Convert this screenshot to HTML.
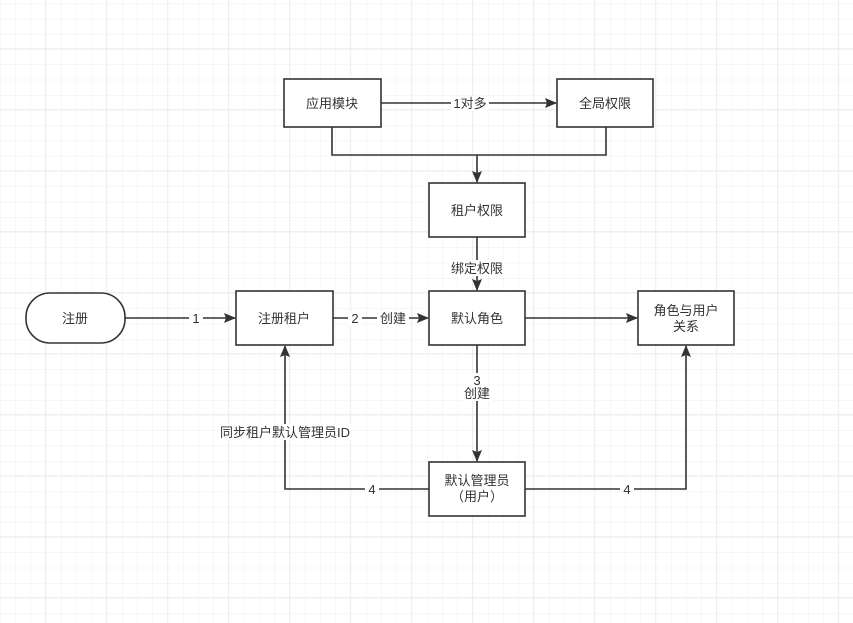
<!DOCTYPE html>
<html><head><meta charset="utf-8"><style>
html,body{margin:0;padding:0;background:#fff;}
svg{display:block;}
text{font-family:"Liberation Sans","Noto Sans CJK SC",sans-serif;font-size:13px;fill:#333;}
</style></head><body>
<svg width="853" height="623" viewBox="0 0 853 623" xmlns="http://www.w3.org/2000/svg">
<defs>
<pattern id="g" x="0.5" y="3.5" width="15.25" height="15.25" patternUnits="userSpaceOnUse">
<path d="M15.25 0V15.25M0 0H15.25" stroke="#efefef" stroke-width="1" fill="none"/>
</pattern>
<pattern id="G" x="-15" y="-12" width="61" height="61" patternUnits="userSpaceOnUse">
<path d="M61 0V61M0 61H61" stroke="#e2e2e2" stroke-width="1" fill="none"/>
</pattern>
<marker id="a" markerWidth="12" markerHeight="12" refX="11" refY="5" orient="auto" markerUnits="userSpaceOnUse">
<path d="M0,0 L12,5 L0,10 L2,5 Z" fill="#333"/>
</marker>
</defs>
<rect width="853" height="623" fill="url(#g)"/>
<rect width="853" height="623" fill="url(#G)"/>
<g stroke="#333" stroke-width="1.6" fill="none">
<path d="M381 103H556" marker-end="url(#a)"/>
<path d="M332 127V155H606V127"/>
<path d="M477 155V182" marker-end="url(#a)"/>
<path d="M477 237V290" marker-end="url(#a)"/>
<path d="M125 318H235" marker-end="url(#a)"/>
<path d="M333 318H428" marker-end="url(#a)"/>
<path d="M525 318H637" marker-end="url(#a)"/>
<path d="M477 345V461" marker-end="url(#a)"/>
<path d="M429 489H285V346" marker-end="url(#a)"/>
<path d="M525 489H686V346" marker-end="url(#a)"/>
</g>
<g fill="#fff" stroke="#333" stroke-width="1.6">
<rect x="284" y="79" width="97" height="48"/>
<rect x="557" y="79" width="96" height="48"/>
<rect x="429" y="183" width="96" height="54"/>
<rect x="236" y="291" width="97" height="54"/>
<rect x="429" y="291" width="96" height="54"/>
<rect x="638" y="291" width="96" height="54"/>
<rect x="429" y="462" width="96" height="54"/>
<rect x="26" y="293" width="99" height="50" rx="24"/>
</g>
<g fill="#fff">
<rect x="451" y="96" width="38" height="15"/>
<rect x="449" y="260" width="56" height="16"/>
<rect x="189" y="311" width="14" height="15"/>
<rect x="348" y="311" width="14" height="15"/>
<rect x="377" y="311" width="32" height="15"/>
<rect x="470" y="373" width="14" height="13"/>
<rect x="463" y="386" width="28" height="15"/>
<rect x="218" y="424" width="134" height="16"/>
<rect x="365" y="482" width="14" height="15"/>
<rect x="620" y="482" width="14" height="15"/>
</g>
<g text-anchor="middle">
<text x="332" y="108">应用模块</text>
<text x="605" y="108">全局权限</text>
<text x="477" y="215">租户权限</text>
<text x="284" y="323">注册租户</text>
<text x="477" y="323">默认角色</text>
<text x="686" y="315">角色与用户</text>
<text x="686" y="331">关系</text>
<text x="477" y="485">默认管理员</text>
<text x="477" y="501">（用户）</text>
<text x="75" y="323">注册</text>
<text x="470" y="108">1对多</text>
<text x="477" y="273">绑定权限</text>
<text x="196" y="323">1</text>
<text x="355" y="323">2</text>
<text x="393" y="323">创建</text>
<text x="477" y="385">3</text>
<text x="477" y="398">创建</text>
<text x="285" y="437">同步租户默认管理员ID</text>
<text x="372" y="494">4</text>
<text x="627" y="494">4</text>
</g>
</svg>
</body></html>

#####

Return each line exactly as written. Any picture gets left out.

Convert this screenshot to HTML.
<!DOCTYPE html>
<html><head><meta charset="utf-8"><style>
html,body{margin:0;padding:0;background:#fff;}
svg{display:block;}
text{font-family:"Liberation Sans","Noto Sans CJK SC",sans-serif;font-size:13px;fill:#333;}
</style></head><body>
<svg width="853" height="623" viewBox="0 0 853 623" xmlns="http://www.w3.org/2000/svg">
<defs>
<pattern id="g" x="0.5" y="3.5" width="15.25" height="15.25" patternUnits="userSpaceOnUse">
<path d="M15.25 0V15.25M0 0H15.25" stroke="#efefef" stroke-width="1" fill="none"/>
</pattern>
<pattern id="G" x="-15" y="-12" width="61" height="61" patternUnits="userSpaceOnUse">
<path d="M61 0V61M0 61H61" stroke="#e2e2e2" stroke-width="1" fill="none"/>
</pattern>
<marker id="a" markerWidth="12" markerHeight="12" refX="11" refY="5" orient="auto" markerUnits="userSpaceOnUse">
<path d="M0,0 L12,5 L0,10 L2,5 Z" fill="#333"/>
</marker>
</defs>
<rect width="853" height="623" fill="url(#g)"/>
<rect width="853" height="623" fill="url(#G)"/>
<g stroke="#333" stroke-width="1.6" fill="none">
<path d="M381 103H556" marker-end="url(#a)"/>
<path d="M332 127V155H606V127"/>
<path d="M477 155V182" marker-end="url(#a)"/>
<path d="M477 237V290" marker-end="url(#a)"/>
<path d="M125 318H235" marker-end="url(#a)"/>
<path d="M333 318H428" marker-end="url(#a)"/>
<path d="M525 318H637" marker-end="url(#a)"/>
<path d="M477 345V461" marker-end="url(#a)"/>
<path d="M429 489H285V346" marker-end="url(#a)"/>
<path d="M525 489H686V346" marker-end="url(#a)"/>
</g>
<g fill="#fff" stroke="#333" stroke-width="1.6">
<rect x="284" y="79" width="97" height="48"/>
<rect x="557" y="79" width="96" height="48"/>
<rect x="429" y="183" width="96" height="54"/>
<rect x="236" y="291" width="97" height="54"/>
<rect x="429" y="291" width="96" height="54"/>
<rect x="638" y="291" width="96" height="54"/>
<rect x="429" y="462" width="96" height="54"/>
<rect x="26" y="293" width="99" height="50" rx="24"/>
</g>
<g fill="#fff">
<rect x="451" y="96" width="38" height="15"/>
<rect x="449" y="260" width="56" height="16"/>
<rect x="189" y="311" width="14" height="15"/>
<rect x="348" y="311" width="14" height="15"/>
<rect x="377" y="311" width="32" height="15"/>
<rect x="470" y="373" width="14" height="13"/>
<rect x="463" y="386" width="28" height="15"/>
<rect x="218" y="424" width="134" height="16"/>
<rect x="365" y="482" width="14" height="15"/>
<rect x="620" y="482" width="14" height="15"/>
</g>
<g text-anchor="middle">
<text x="332" y="108">应用模块</text>
<text x="605" y="108">全局权限</text>
<text x="477" y="215">租户权限</text>
<text x="284" y="323">注册租户</text>
<text x="477" y="323">默认角色</text>
<text x="686" y="315">角色与用户</text>
<text x="686" y="331">关系</text>
<text x="477" y="485">默认管理员</text>
<text x="477" y="501">（用户）</text>
<text x="75" y="323">注册</text>
<text x="470" y="108">1对多</text>
<text x="477" y="273">绑定权限</text>
<text x="196" y="323">1</text>
<text x="355" y="323">2</text>
<text x="393" y="323">创建</text>
<text x="477" y="385">3</text>
<text x="477" y="398">创建</text>
<text x="285" y="437">同步租户默认管理员ID</text>
<text x="372" y="494">4</text>
<text x="627" y="494">4</text>
</g>
</svg>
</body></html>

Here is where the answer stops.